**INFORMATION SUPPLIED**.

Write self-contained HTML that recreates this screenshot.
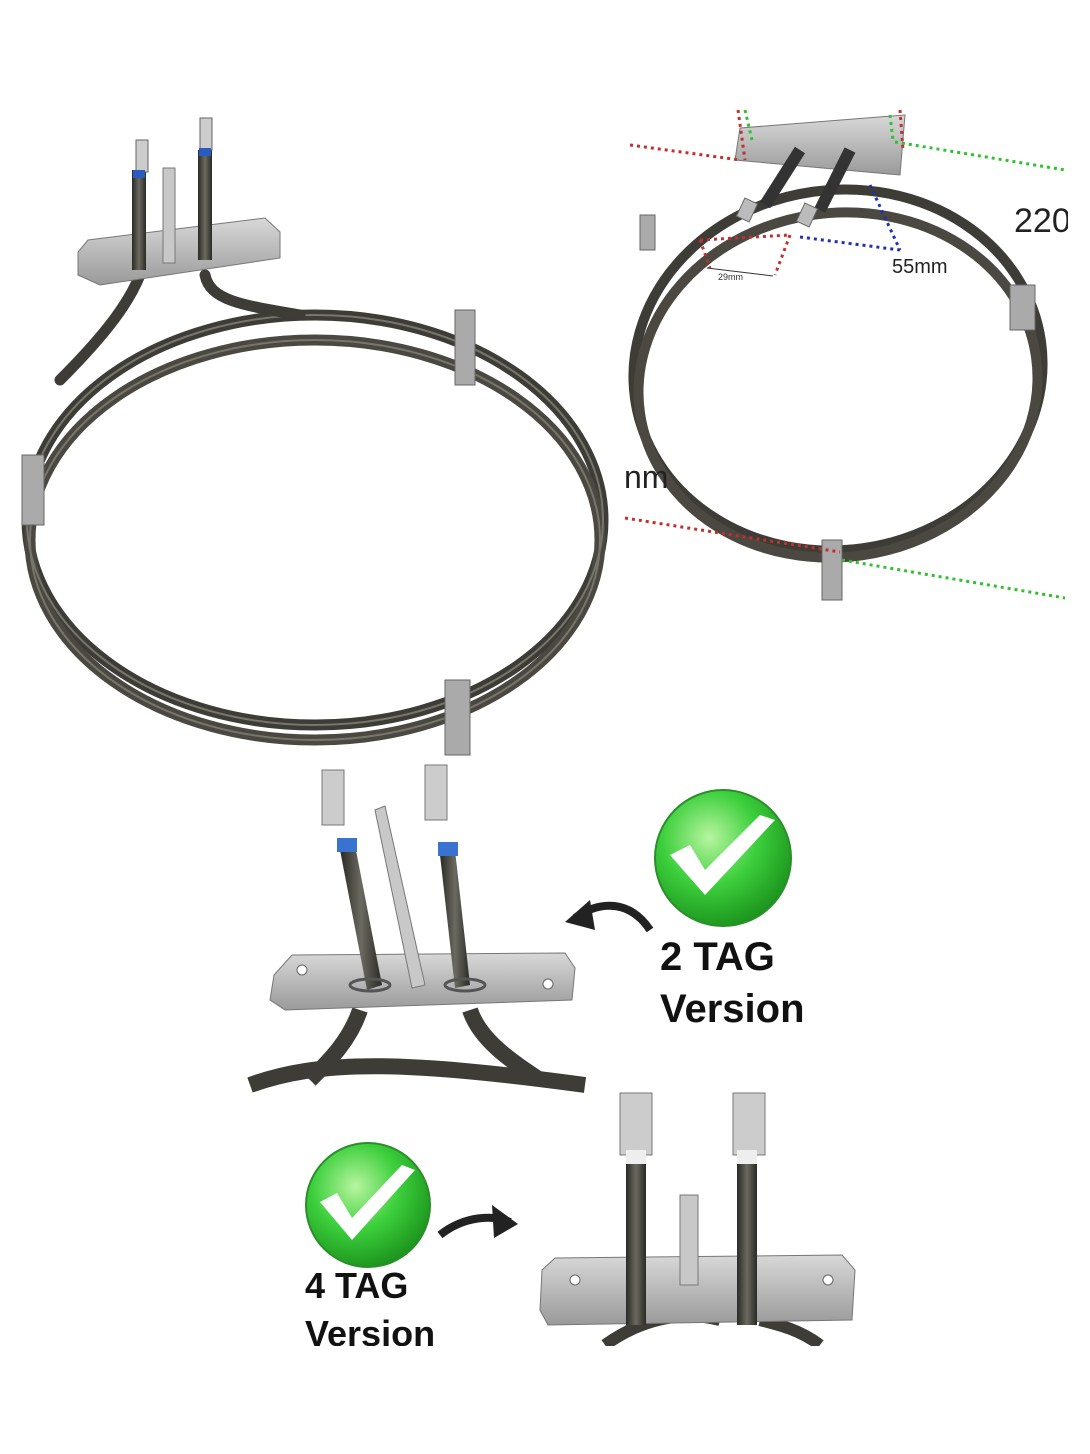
<!DOCTYPE html>
<html><head><meta charset="utf-8"><style>
html,body{margin:0;padding:0;background:#fff;}
svg{display:block}
</style></head><body>
<svg width="1090" height="1454" viewBox="0 0 1090 1454" xmlns="http://www.w3.org/2000/svg">
<defs>
<radialGradient id="g" cx="40%" cy="35%" r="70%"><stop offset="0" stop-color="#b8f5a0"/><stop offset="0.5" stop-color="#3ccf3c"/><stop offset="1" stop-color="#1a8f1a"/></radialGradient>
<linearGradient id="pl" x1="0" y1="0" x2="0" y2="1"><stop offset="0" stop-color="#d8d8d8"/><stop offset="1" stop-color="#9a9a9a"/></linearGradient>
<linearGradient id="tb" x1="0" y1="0" x2="1" y2="0"><stop offset="0" stop-color="#2a2a26"/><stop offset="0.5" stop-color="#6a6a60"/><stop offset="1" stop-color="#2a2a26"/></linearGradient>
</defs>
<rect width="1090" height="1454" fill="#fff"/>

<!-- Left big ring -->
<g fill="none" stroke-linecap="round">
<ellipse cx="315" cy="520" rx="288" ry="205" stroke="#3d3c36" stroke-width="11"/>
<ellipse cx="315" cy="540" rx="285" ry="200" stroke="#4a4840" stroke-width="11"/>
<ellipse cx="315" cy="520" rx="288" ry="205" stroke="#77766c" stroke-width="2"/>
<ellipse cx="315" cy="540" rx="285" ry="200" stroke="#77766c" stroke-width="2"/>
<path d="M140 275 C130 300 110 330 60 380" stroke="#3d3c36" stroke-width="11"/>
<path d="M205 275 C210 300 240 305 300 315" stroke="#3d3c36" stroke-width="11"/>
</g>
<rect x="455" y="310" width="20" height="75" fill="#aaa" stroke="#666"/>
<rect x="22" y="455" width="22" height="70" fill="#aaa" stroke="#666"/>
<rect x="445" y="680" width="25" height="75" fill="#aaa" stroke="#666"/>
<polygon points="88,240 265,218 280,232 280,258 100,285 78,275 78,252" fill="url(#pl)" stroke="#777"/>
<rect x="132" y="170" width="14" height="100" fill="url(#tb)"/>
<rect x="198" y="150" width="14" height="110" fill="url(#tb)"/>
<rect x="163" y="168" width="12" height="95" fill="#c8c8c8" stroke="#777"/>
<rect x="136" y="140" width="12" height="32" fill="#ccc" stroke="#666"/>
<rect x="200" y="118" width="12" height="32" fill="#ccc" stroke="#666"/>
<rect x="133" y="170" width="12" height="8" fill="#2a5bc0"/>
<rect x="199" y="148" width="12" height="8" fill="#2a5bc0"/>

<!-- Top right ring -->
<g fill="none">
<ellipse cx="838" cy="370" rx="205" ry="180" stroke="#3d3c36" stroke-width="10" transform="rotate(-8 838 370)"/>
<ellipse cx="838" cy="385" rx="200" ry="172" stroke="#4a4840" stroke-width="10" transform="rotate(-8 838 385)"/>
</g>
<polygon points="740,128 905,115 900,175 735,160" fill="url(#pl)" stroke="#777"/>
<line x1="800" y1="150" x2="765" y2="205" stroke="#333" stroke-width="12"/>
<line x1="850" y1="150" x2="820" y2="210" stroke="#333" stroke-width="12"/>
<rect x="740" y="200" width="14" height="20" fill="#bbb" stroke="#666" transform="rotate(25 747 210)"/>
<rect x="800" y="205" width="14" height="20" fill="#bbb" stroke="#666" transform="rotate(25 807 215)"/>
<rect x="822" y="540" width="20" height="60" fill="#aaa" stroke="#666"/>
<rect x="1010" y="285" width="25" height="45" fill="#aaa" stroke="#666"/>
<rect x="640" y="215" width="15" height="35" fill="#aaa" stroke="#666"/>
<g fill="none" stroke-width="3" stroke-dasharray="3 4">
<line x1="630" y1="145" x2="740" y2="160" stroke="#c03030"/>
<line x1="738" y1="110" x2="745" y2="160" stroke="#c03030"/>
<line x1="900" y1="110" x2="903" y2="150" stroke="#c03030"/>
<line x1="745" y1="110" x2="752" y2="140" stroke="#30c030"/>
<line x1="890" y1="115" x2="893" y2="140" stroke="#30c030"/>
<line x1="895" y1="142" x2="1065" y2="170" stroke="#30c030"/>
<line x1="700" y1="240" x2="790" y2="235" stroke="#c03030"/>
<line x1="700" y1="240" x2="710" y2="268" stroke="#c03030"/>
<line x1="790" y1="235" x2="775" y2="275" stroke="#c03030"/>
<line x1="800" y1="237" x2="900" y2="250" stroke="#2030b0"/>
<line x1="870" y1="185" x2="900" y2="250" stroke="#2030b0"/>
<line x1="625" y1="518" x2="840" y2="552" stroke="#c03030"/>
<line x1="842" y1="560" x2="1065" y2="598" stroke="#30c030"/>
</g>
<line x1="707" y1="268" x2="773" y2="276" stroke="#333" stroke-width="1"/>
<text x="718" y="280" font-family="Liberation Sans, sans-serif" font-size="9" fill="#333">29mm</text>
<text x="892" y="273" font-family="Liberation Sans, sans-serif" font-size="20" fill="#222">55mm</text>
<text x="1014" y="232" font-family="Liberation Sans, sans-serif" font-size="34" fill="#222">220</text>
<text x="624" y="488" font-family="Liberation Sans, sans-serif" font-size="32" fill="#222">nm</text>
<rect x="1068" y="100" width="22" height="520" fill="#fff"/>

<!-- middle photo -->
<rect x="250" y="765" width="335" height="325" fill="#fff"/>
<path d="M250 1085 C320 1060 400 1060 585 1085" fill="none" stroke="#3d3c36" stroke-width="16"/>
<path d="M360 1010 C350 1040 330 1060 310 1080" fill="none" stroke="#3d3c36" stroke-width="16"/>
<path d="M470 1010 C480 1040 510 1060 540 1080" fill="none" stroke="#3d3c36" stroke-width="16"/>
<polygon points="292,955 565,953 575,968 572,1000 285,1010 270,1000 274,975" fill="url(#pl)" stroke="#777"/>
<circle cx="302" cy="970" r="5" fill="#fff" stroke="#666"/><circle cx="548" cy="984" r="5" fill="#fff" stroke="#666"/>
<polygon points="340,850 355,845 382,985 367,990" fill="url(#tb)"/>
<polygon points="440,855 455,850 470,985 455,988" fill="url(#tb)"/>
<polygon points="375,810 385,806 425,985 412,988" fill="#c8c8c8" stroke="#777"/>
<rect x="322" y="770" width="22" height="55" fill="#ccc" stroke="#777"/>
<rect x="425" y="765" width="22" height="55" fill="#ccc" stroke="#777"/>
<rect x="337" y="838" width="20" height="14" fill="#3a72d0"/>
<rect x="438" y="842" width="20" height="14" fill="#3a72d0"/>
<ellipse cx="370" cy="985" rx="20" ry="6" fill="none" stroke="#555" stroke-width="3"/>
<ellipse cx="465" cy="985" rx="20" ry="6" fill="none" stroke="#555" stroke-width="3"/>
<path d="M650 930 C630 900 600 900 575 918" fill="none" stroke="#222" stroke-width="8"/>
<polygon points="565,922 590,900 595,930" fill="#222"/>
<circle cx="723" cy="858" r="68" fill="url(#g)" stroke="#2a8f2a" stroke-width="2"/>
<path d="M670 855 L705 895 L775 820 L760 815 L705 870 L690 845 Z" fill="#fff"/>
<text x="660" y="970" font-family="Liberation Sans, sans-serif" font-weight="bold" font-size="40" fill="#111">2 TAG</text>
<text x="660" y="1022" font-family="Liberation Sans, sans-serif" font-weight="bold" font-size="40" fill="#111">Version</text>

<!-- bottom right photo -->
<path d="M605 1345 C640 1320 680 1310 720 1320 M820 1345 C800 1330 780 1325 760 1320" fill="none" stroke="#3d3c36" stroke-width="12"/>
<polygon points="555,1258 842,1255 855,1270 852,1320 548,1325 540,1310 542,1270" fill="url(#pl)" stroke="#777"/>
<circle cx="575" cy="1280" r="5" fill="#fff" stroke="#666"/><circle cx="828" cy="1280" r="5" fill="#fff" stroke="#666"/>
<rect x="626" y="1160" width="20" height="165" fill="url(#tb)"/>
<rect x="737" y="1160" width="20" height="165" fill="url(#tb)"/>
<rect x="680" y="1195" width="18" height="90" fill="#c8c8c8" stroke="#777"/>
<rect x="620" y="1093" width="32" height="62" fill="#ccc" stroke="#777"/>
<rect x="733" y="1093" width="32" height="62" fill="#ccc" stroke="#777"/>
<rect x="626" y="1150" width="20" height="14" fill="#eee"/>
<rect x="737" y="1150" width="20" height="14" fill="#eee"/>
<path d="M440 1235 C465 1215 495 1215 510 1222" fill="none" stroke="#222" stroke-width="8"/>
<polygon points="518,1224 492,1205 494,1238" fill="#222"/>
<circle cx="368" cy="1205" r="62" fill="url(#g)" stroke="#2a8f2a" stroke-width="2"/>
<path d="M320 1202 L352 1240 L415 1170 L402 1165 L352 1218 L337 1193 Z" fill="#fff"/>
<text x="305" y="1298" font-family="Liberation Sans, sans-serif" font-weight="bold" font-size="36" fill="#111">4 TAG</text>
<text x="305" y="1346" font-family="Liberation Sans, sans-serif" font-weight="bold" font-size="36" fill="#111">Version</text>
<rect x="0" y="1346" width="1090" height="108" fill="#fff"/>
</svg>
</body></html>
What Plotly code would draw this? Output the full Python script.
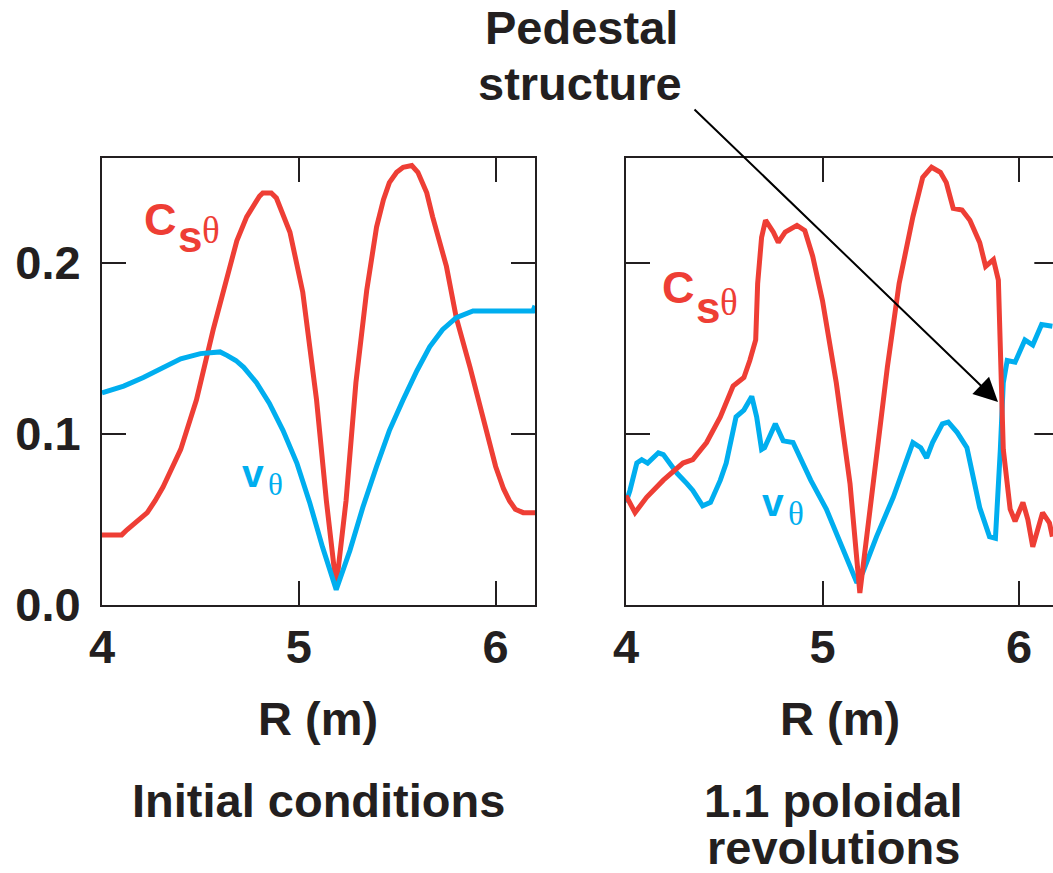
import plotly.graph_objects as go

W, H = 1053, 873

# ---------------- data ----------------
# Left panel: initial conditions
cs_left_R = [4.00, 4.10, 4.127, 4.18, 4.23, 4.27, 4.31, 4.40, 4.48, 4.565, 4.65, 4.685, 4.735, 4.77, 4.80, 4.817,
             4.86, 4.886, 4.92, 4.955, 5.02, 5.09, 5.14, 5.19, 5.24, 5.29, 5.345, 5.395, 5.43, 5.46, 5.497,
             5.53, 5.574, 5.605, 5.65, 5.68, 5.75, 5.80, 5.87, 5.935, 6.00, 6.04, 6.07, 6.10, 6.14, 6.20]
cs_left = [0.041, 0.041, 0.044, 0.049, 0.054, 0.061, 0.069, 0.091, 0.120, 0.161, 0.198, 0.213, 0.227, 0.234, 0.239, 0.241,
           0.241, 0.238, 0.229, 0.218, 0.183, 0.120, 0.061, 0.011, 0.061, 0.130, 0.184, 0.221, 0.237, 0.247, 0.253,
           0.256, 0.257, 0.253, 0.241, 0.227, 0.198, 0.168, 0.139, 0.110, 0.081, 0.068, 0.061, 0.056, 0.054, 0.054]

v_left_R = [4.00, 4.11, 4.21, 4.31, 4.40, 4.50, 4.60, 4.635, 4.68, 4.72, 4.785, 4.85, 4.92, 4.99, 5.055, 5.12,
            5.19, 5.26, 5.325, 5.395, 5.46, 5.53, 5.60, 5.665, 5.73, 5.80, 5.87, 5.885, 6.19, 6.20]
v_left = [0.124, 0.128, 0.133, 0.139, 0.144, 0.147, 0.148, 0.146, 0.143, 0.139, 0.130, 0.118, 0.102, 0.083, 0.060, 0.034,
          0.009, 0.032, 0.057, 0.081, 0.102, 0.120, 0.137, 0.151, 0.161, 0.168, 0.171, 0.172, 0.172, 0.175]

# Right panel: 1.1 poloidal revolutions
cs_right_R = [4.00, 4.046, 4.105, 4.19, 4.29, 4.34, 4.41, 4.48, 4.545, 4.60, 4.63, 4.66, 4.67, 4.69, 4.71,
              4.75, 4.775, 4.81, 4.87, 4.91, 4.95, 5.00, 5.07, 5.14, 5.19, 5.255, 5.33, 5.39, 5.46, 5.51,
              5.555, 5.60, 5.63, 5.665, 5.71, 5.75, 5.80, 5.83, 5.87, 5.895, 5.905, 5.92, 5.955, 5.98,
              6.02, 6.045, 6.07, 6.12, 6.155, 6.17]
cs_right = [0.064, 0.054, 0.063, 0.073, 0.083, 0.085, 0.095, 0.110, 0.128, 0.133, 0.143, 0.155, 0.188, 0.215, 0.225,
            0.218, 0.212, 0.218, 0.222, 0.219, 0.204, 0.178, 0.130, 0.071, 0.007, 0.071, 0.139, 0.188, 0.227, 0.250,
            0.256, 0.253, 0.247, 0.232, 0.231, 0.225, 0.212, 0.198, 0.202, 0.190, 0.149, 0.091, 0.056, 0.049,
            0.060, 0.050, 0.034, 0.054, 0.048, 0.040]

v_right_R = [4.00, 4.02, 4.055, 4.08, 4.11, 4.165, 4.19, 4.26, 4.31, 4.34, 4.39, 4.43, 4.48, 4.51, 4.56, 4.60,
             4.64, 4.665, 4.69, 4.705, 4.76, 4.80, 4.85, 4.94, 5.02, 5.09, 5.175, 5.205, 5.275, 5.36, 5.46,
             5.50, 5.53, 5.56, 5.61, 5.64, 5.685, 5.735, 5.80, 5.85, 5.88, 5.905, 5.92, 5.94, 5.98, 6.03,
             6.07, 6.115, 6.17]
v_right = [0.060, 0.067, 0.083, 0.085, 0.083, 0.089, 0.088, 0.077, 0.071, 0.067, 0.058, 0.060, 0.073, 0.083, 0.110, 0.114,
           0.122, 0.110, 0.091, 0.092, 0.106, 0.096, 0.095, 0.073, 0.056, 0.036, 0.013, 0.019, 0.040, 0.063, 0.095,
           0.092, 0.086, 0.095, 0.106, 0.107, 0.101, 0.092, 0.057, 0.040, 0.039, 0.091, 0.130, 0.143, 0.142, 0.155,
           0.152, 0.164, 0.163]

x_ticks = [4, 5, 6]
x_ticktext = ["4", "5", "6"]
y_ticks = [0.0, 0.1, 0.2]
y_ticktext = ["0.0", "0.1", "0.2"]

# ---------------- styling ----------------
RED = "#EE3E35"
BLUE = "#00AEEF"
INK = "#231F20"
SANS = "Liberation Sans, Arial, Helvetica, sans-serif"
SERIF = "Liberation Serif, Times New Roman, serif"
FS = 47
LW = 5


def px(x):
    return x / W


def py(y):
    return 1 - y / H


fig = go.Figure()
fig.add_trace(go.Scatter(x=cs_left_R, y=cs_left, mode="lines", line=dict(color=RED, width=LW),
                         xaxis="x", yaxis="y", showlegend=False))
fig.add_trace(go.Scatter(x=v_left_R, y=v_left, mode="lines", line=dict(color=BLUE, width=LW),
                         xaxis="x", yaxis="y", showlegend=False))
fig.add_trace(go.Scatter(x=v_right_R, y=v_right, mode="lines", line=dict(color=BLUE, width=LW),
                         xaxis="x2", yaxis="y2", showlegend=False))
fig.add_trace(go.Scatter(x=cs_right_R, y=cs_right, mode="lines", line=dict(color=RED, width=LW),
                         xaxis="x2", yaxis="y2", showlegend=False))

ydom = [py(605), py(158)]
common_ax = dict(ticks="inside", ticklen=24, tickwidth=2, tickcolor=INK, showline=True, linewidth=2,
                 linecolor=INK, showgrid=False, zeroline=False, automargin=False,
                 tickfont=dict(family=SANS, size=FS, color=INK, weight="bold"))

fig.update_layout(
    template="none",
    width=W, height=H, margin=dict(l=0, r=0, t=0, b=0, pad=0, autoexpand=False),
    paper_bgcolor="white", plot_bgcolor="white",
    xaxis=dict(domain=[px(102), px(535)], range=[4, 6.2], tickvals=x_ticks, ticktext=x_ticktext,
               mirror="ticks", anchor="y", ticklabelstandoff=0, **common_ax),
    yaxis=dict(domain=ydom, range=[0, 0.2614], tickvals=y_ticks, ticktext=y_ticktext,
               mirror="ticks", anchor="x", ticklabelstandoff=10, **common_ax),
    xaxis2=dict(domain=[px(626), 1], range=[4, 6.173], tickvals=x_ticks, ticktext=x_ticktext,
                mirror="ticks", anchor="y2", ticklabelstandoff=0, **common_ax),
    yaxis2=dict(domain=ydom, range=[0, 0.2614], tickvals=y_ticks, showticklabels=False,
                mirror=False, anchor="x2", **common_ax),
)

# right-side ticks of right panel (panel continues past the page edge)
for yv in [0.1, 0.2]:
    fig.add_shape(type="line", xref="x2", yref="y2", x0=6.2 - 24 / 196.5, x1=6.2, y0=yv, y1=yv,
                  line=dict(color=INK, width=2))

anns = []


def text(t, x, y, size=FS, color=INK, family=SANS, weight="bold", xanchor="center"):
    anns.append(dict(text=t, x=px(x), y=py(y), xref="paper", yref="paper", showarrow=False,
                     xanchor=xanchor, yanchor="middle",
                     font=dict(family=family, size=size, color=color, weight=weight)))


# axis titles and captions
text("R (m)", 318, 718)
text("Initial conditions", 318, 800)
text("R (m)", 840, 718)
text("1.1 poloidal", 833, 800)
text("revolutions", 833, 847)
text("Pedestal", 581, 28)
text("structure", 580, 83)

# curve labels
text("C", 142, 219, size=45, color=RED, xanchor="left")
text("s", 176, 237, size=44, color=RED, xanchor="left")
text("θ", 200, 231, size=37, color=RED, family=SERIF, weight="normal", xanchor="left")
text("C", 660, 288, size=45, color=RED, xanchor="left")
text("s", 694, 307, size=44, color=RED, xanchor="left")
text("θ", 718, 302, size=37, color=RED, family=SERIF, weight="normal", xanchor="left")
text("v", 240, 474, size=39, color=BLUE, xanchor="left")
text("θ", 266, 484, size=31, color=BLUE, family=SERIF, weight="normal", xanchor="left")
text("v", 760, 503, size=39, color=BLUE, xanchor="left")
text("θ", 786, 514, size=33, color=BLUE, family=SERIF, weight="normal", xanchor="left")

# arrow from "Pedestal structure" to the pedestal
anns.append(dict(text="", x=px(998), y=py(402), xref="paper", yref="paper", showarrow=True,
                 ax=693 - 998, ay=108 - 402, axref="pixel", ayref="pixel",
                 arrowhead=2, arrowsize=2.4, arrowwidth=2, arrowcolor="#000000", standoff=0, startstandoff=0))

fig.update_layout(annotations=anns)

fig.write_html("out.html")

**CHALLENGE**. Beginning at the line above that contains "What Plotly code", repeat each line exactly through the one that contains "0.060, 0.050, 0.034, 0.054, 0.048, 0.040]", and leave out the pictures.

**SOLUTION TO THIS PROBLEM**.
What Plotly code would draw this? Output the full Python script.
import plotly.graph_objects as go

W, H = 1053, 873

# ---------------- data ----------------
# Left panel: initial conditions
cs_left_R = [4.00, 4.10, 4.127, 4.18, 4.23, 4.27, 4.31, 4.40, 4.48, 4.565, 4.65, 4.685, 4.735, 4.77, 4.80, 4.817,
             4.86, 4.886, 4.92, 4.955, 5.02, 5.09, 5.14, 5.19, 5.24, 5.29, 5.345, 5.395, 5.43, 5.46, 5.497,
             5.53, 5.574, 5.605, 5.65, 5.68, 5.75, 5.80, 5.87, 5.935, 6.00, 6.04, 6.07, 6.10, 6.14, 6.20]
cs_left = [0.041, 0.041, 0.044, 0.049, 0.054, 0.061, 0.069, 0.091, 0.120, 0.161, 0.198, 0.213, 0.227, 0.234, 0.239, 0.241,
           0.241, 0.238, 0.229, 0.218, 0.183, 0.120, 0.061, 0.011, 0.061, 0.130, 0.184, 0.221, 0.237, 0.247, 0.253,
           0.256, 0.257, 0.253, 0.241, 0.227, 0.198, 0.168, 0.139, 0.110, 0.081, 0.068, 0.061, 0.056, 0.054, 0.054]

v_left_R = [4.00, 4.11, 4.21, 4.31, 4.40, 4.50, 4.60, 4.635, 4.68, 4.72, 4.785, 4.85, 4.92, 4.99, 5.055, 5.12,
            5.19, 5.26, 5.325, 5.395, 5.46, 5.53, 5.60, 5.665, 5.73, 5.80, 5.87, 5.885, 6.19, 6.20]
v_left = [0.124, 0.128, 0.133, 0.139, 0.144, 0.147, 0.148, 0.146, 0.143, 0.139, 0.130, 0.118, 0.102, 0.083, 0.060, 0.034,
          0.009, 0.032, 0.057, 0.081, 0.102, 0.120, 0.137, 0.151, 0.161, 0.168, 0.171, 0.172, 0.172, 0.175]

# Right panel: 1.1 poloidal revolutions
cs_right_R = [4.00, 4.046, 4.105, 4.19, 4.29, 4.34, 4.41, 4.48, 4.545, 4.60, 4.63, 4.66, 4.67, 4.69, 4.71,
              4.75, 4.775, 4.81, 4.87, 4.91, 4.95, 5.00, 5.07, 5.14, 5.19, 5.255, 5.33, 5.39, 5.46, 5.51,
              5.555, 5.60, 5.63, 5.665, 5.71, 5.75, 5.80, 5.83, 5.87, 5.895, 5.905, 5.92, 5.955, 5.98,
              6.02, 6.045, 6.07, 6.12, 6.155, 6.17]
cs_right = [0.064, 0.054, 0.063, 0.073, 0.083, 0.085, 0.095, 0.110, 0.128, 0.133, 0.143, 0.155, 0.188, 0.215, 0.225,
            0.218, 0.212, 0.218, 0.222, 0.219, 0.204, 0.178, 0.130, 0.071, 0.007, 0.071, 0.139, 0.188, 0.227, 0.250,
            0.256, 0.253, 0.247, 0.232, 0.231, 0.225, 0.212, 0.198, 0.202, 0.190, 0.149, 0.091, 0.056, 0.049,
            0.060, 0.050, 0.034, 0.054, 0.048, 0.040]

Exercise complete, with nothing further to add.